Repeat the material verbatim and drop the pictures.

Material:
--

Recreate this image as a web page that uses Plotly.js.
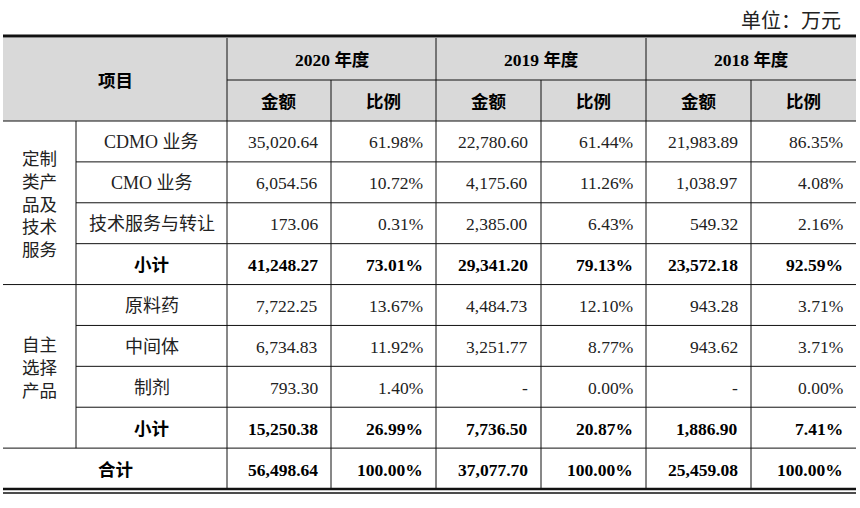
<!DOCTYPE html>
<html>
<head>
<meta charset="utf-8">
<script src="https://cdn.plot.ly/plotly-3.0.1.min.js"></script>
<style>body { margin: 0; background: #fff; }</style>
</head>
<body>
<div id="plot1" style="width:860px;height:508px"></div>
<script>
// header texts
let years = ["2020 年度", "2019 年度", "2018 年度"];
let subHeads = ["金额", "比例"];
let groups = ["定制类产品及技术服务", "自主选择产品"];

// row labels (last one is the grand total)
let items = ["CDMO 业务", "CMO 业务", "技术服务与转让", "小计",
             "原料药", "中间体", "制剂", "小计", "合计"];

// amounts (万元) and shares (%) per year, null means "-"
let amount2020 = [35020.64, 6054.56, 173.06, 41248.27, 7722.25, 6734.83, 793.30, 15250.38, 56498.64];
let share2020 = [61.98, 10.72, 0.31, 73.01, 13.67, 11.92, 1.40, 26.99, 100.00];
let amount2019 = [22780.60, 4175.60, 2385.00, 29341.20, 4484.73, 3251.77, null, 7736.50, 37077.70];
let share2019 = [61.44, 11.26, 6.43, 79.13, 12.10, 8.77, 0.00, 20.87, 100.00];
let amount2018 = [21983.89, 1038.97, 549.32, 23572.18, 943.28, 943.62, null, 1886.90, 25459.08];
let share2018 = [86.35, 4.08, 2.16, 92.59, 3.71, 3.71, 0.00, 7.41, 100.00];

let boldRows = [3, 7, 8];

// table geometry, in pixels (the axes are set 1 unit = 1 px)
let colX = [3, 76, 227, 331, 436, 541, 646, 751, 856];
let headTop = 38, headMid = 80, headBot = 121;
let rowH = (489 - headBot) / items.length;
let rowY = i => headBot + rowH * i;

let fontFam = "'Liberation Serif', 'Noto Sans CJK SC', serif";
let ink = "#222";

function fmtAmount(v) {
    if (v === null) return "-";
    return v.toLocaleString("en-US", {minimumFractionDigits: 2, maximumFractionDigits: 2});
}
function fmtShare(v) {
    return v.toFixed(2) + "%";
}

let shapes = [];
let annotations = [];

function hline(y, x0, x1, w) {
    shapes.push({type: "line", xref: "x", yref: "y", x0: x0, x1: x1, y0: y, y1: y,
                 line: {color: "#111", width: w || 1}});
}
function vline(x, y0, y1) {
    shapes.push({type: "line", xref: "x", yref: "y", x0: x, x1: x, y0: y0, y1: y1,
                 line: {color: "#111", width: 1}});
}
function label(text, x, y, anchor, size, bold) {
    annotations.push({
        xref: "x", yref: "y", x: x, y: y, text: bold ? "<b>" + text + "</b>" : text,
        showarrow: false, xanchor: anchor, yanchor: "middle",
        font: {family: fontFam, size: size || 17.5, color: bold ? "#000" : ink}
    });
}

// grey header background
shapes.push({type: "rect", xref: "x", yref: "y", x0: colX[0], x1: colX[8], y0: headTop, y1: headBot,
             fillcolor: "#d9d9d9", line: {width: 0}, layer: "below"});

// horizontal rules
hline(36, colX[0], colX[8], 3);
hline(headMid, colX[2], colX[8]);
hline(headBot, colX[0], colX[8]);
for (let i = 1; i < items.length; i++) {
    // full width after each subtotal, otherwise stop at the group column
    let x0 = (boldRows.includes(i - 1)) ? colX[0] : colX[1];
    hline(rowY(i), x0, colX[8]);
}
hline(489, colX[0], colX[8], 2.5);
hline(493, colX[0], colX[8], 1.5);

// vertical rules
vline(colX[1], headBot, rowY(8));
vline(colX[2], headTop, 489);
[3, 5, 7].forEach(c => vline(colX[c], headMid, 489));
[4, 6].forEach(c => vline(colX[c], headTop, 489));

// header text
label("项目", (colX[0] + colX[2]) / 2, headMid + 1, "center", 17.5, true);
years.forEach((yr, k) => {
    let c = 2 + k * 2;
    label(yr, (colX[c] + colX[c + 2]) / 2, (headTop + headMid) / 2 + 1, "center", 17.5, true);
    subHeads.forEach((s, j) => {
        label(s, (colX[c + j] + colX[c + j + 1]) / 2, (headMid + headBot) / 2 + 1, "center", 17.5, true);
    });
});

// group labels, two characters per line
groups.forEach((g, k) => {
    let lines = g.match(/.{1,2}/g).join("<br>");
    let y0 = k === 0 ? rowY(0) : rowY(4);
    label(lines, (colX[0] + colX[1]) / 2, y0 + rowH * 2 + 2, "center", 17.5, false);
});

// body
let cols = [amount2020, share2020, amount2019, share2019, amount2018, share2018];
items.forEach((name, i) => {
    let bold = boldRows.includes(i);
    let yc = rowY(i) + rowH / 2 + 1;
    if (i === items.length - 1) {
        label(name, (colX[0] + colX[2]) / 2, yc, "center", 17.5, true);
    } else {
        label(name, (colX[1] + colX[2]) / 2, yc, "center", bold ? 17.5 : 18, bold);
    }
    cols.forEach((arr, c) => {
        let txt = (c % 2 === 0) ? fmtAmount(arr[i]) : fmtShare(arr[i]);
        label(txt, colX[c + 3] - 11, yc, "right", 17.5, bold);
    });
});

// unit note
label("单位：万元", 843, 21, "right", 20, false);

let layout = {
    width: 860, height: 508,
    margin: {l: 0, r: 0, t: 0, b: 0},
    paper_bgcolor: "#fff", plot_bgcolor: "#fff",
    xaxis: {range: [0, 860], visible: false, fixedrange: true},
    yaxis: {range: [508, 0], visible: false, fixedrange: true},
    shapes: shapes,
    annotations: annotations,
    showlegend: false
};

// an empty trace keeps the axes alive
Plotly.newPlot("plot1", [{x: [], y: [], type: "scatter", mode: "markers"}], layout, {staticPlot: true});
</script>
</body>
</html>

--

Answer to the task:
Recreate this image as a web page that uses Plotly.js.
<!DOCTYPE html>
<html>
<head>
<meta charset="utf-8">
<script src="https://cdn.plot.ly/plotly-3.0.1.min.js"></script>
<style>body { margin: 0; background: #fff; }</style>
</head>
<body>
<div id="plot1" style="width:860px;height:508px"></div>
<script>
// header texts
let years = ["2020 年度", "2019 年度", "2018 年度"];
let subHeads = ["金额", "比例"];
let groups = ["定制类产品及技术服务", "自主选择产品"];

// row labels (last one is the grand total)
let items = ["CDMO 业务", "CMO 业务", "技术服务与转让", "小计",
             "原料药", "中间体", "制剂", "小计", "合计"];

// amounts (万元) and shares (%) per year, null means "-"
let amount2020 = [35020.64, 6054.56, 173.06, 41248.27, 7722.25, 6734.83, 793.30, 15250.38, 56498.64];
let share2020 = [61.98, 10.72, 0.31, 73.01, 13.67, 11.92, 1.40, 26.99, 100.00];
let amount2019 = [22780.60, 4175.60, 2385.00, 29341.20, 4484.73, 3251.77, null, 7736.50, 37077.70];
let share2019 = [61.44, 11.26, 6.43, 79.13, 12.10, 8.77, 0.00, 20.87, 100.00];
let amount2018 = [21983.89, 1038.97, 549.32, 23572.18, 943.28, 943.62, null, 1886.90, 25459.08];
let share2018 = [86.35, 4.08, 2.16, 92.59, 3.71, 3.71, 0.00, 7.41, 100.00];

let boldRows = [3, 7, 8];

// table geometry, in pixels (the axes are set 1 unit = 1 px)
let colX = [3, 76, 227, 331, 436, 541, 646, 751, 856];
let headTop = 38, headMid = 80, headBot = 121;
let rowH = (489 - headBot) / items.length;
let rowY = i => headBot + rowH * i;

let fontFam = "'Liberation Serif', 'Noto Sans CJK SC', serif";
let ink = "#222";

function fmtAmount(v) {
    if (v === null) return "-";
    return v.toLocaleString("en-US", {minimumFractionDigits: 2, maximumFractionDigits: 2});
}
function fmtShare(v) {
    return v.toFixed(2) + "%";
}

let shapes = [];
let annotations = [];

function hline(y, x0, x1, w) {
    shapes.push({type: "line", xref: "x", yref: "y", x0: x0, x1: x1, y0: y, y1: y,
                 line: {color: "#111", width: w || 1}});
}
function vline(x, y0, y1) {
    shapes.push({type: "line", xref: "x", yref: "y", x0: x, x1: x, y0: y0, y1: y1,
                 line: {color: "#111", width: 1}});
}
function label(text, x, y, anchor, size, bold) {
    annotations.push({
        xref: "x", yref: "y", x: x, y: y, text: bold ? "<b>" + text + "</b>" : text,
        showarrow: false, xanchor: anchor, yanchor: "middle",
        font: {family: fontFam, size: size || 17.5, color: bold ? "#000" : ink}
    });
}

// grey header background
shapes.push({type: "rect", xref: "x", yref: "y", x0: colX[0], x1: colX[8], y0: headTop, y1: headBot,
             fillcolor: "#d9d9d9", line: {width: 0}, layer: "below"});

// horizontal rules
hline(36, colX[0], colX[8], 3);
hline(headMid, colX[2], colX[8]);
hline(headBot, colX[0], colX[8]);
for (let i = 1; i < items.length; i++) {
    // full width after each subtotal, otherwise stop at the group column
    let x0 = (boldRows.includes(i - 1)) ? colX[0] : colX[1];
    hline(rowY(i), x0, colX[8]);
}
hline(489, colX[0], colX[8], 2.5);
hline(493, colX[0], colX[8], 1.5);

// vertical rules
vline(colX[1], headBot, rowY(8));
vline(colX[2], headTop, 489);
[3, 5, 7].forEach(c => vline(colX[c], headMid, 489));
[4, 6].forEach(c => vline(colX[c], headTop, 489));

// header text
label("项目", (colX[0] + colX[2]) / 2, headMid + 1, "center", 17.5, true);
years.forEach((yr, k) => {
    let c = 2 + k * 2;
    label(yr, (colX[c] + colX[c + 2]) / 2, (headTop + headMid) / 2 + 1, "center", 17.5, true);
    subHeads.forEach((s, j) => {
        label(s, (colX[c + j] + colX[c + j + 1]) / 2, (headMid + headBot) / 2 + 1, "center", 17.5, true);
    });
});

// group labels, two characters per line
groups.forEach((g, k) => {
    let lines = g.match(/.{1,2}/g).join("<br>");
    let y0 = k === 0 ? rowY(0) : rowY(4);
    label(lines, (colX[0] + colX[1]) / 2, y0 + rowH * 2 + 2, "center", 17.5, false);
});

// body
let cols = [amount2020, share2020, amount2019, share2019, amount2018, share2018];
items.forEach((name, i) => {
    let bold = boldRows.includes(i);
    let yc = rowY(i) + rowH / 2 + 1;
    if (i === items.length - 1) {
        label(name, (colX[0] + colX[2]) / 2, yc, "center", 17.5, true);
    } else {
        label(name, (colX[1] + colX[2]) / 2, yc, "center", bold ? 17.5 : 18, bold);
    }
    cols.forEach((arr, c) => {
        let txt = (c % 2 === 0) ? fmtAmount(arr[i]) : fmtShare(arr[i]);
        label(txt, colX[c + 3] - 11, yc, "right", 17.5, bold);
    });
});

// unit note
label("单位：万元", 843, 21, "right", 20, false);

let layout = {
    width: 860, height: 508,
    margin: {l: 0, r: 0, t: 0, b: 0},
    paper_bgcolor: "#fff", plot_bgcolor: "#fff",
    xaxis: {range: [0, 860], visible: false, fixedrange: true},
    yaxis: {range: [508, 0], visible: false, fixedrange: true},
    shapes: shapes,
    annotations: annotations,
    showlegend: false
};

// an empty trace keeps the axes alive
Plotly.newPlot("plot1", [{x: [], y: [], type: "scatter", mode: "markers"}], layout, {staticPlot: true});
</script>
</body>
</html>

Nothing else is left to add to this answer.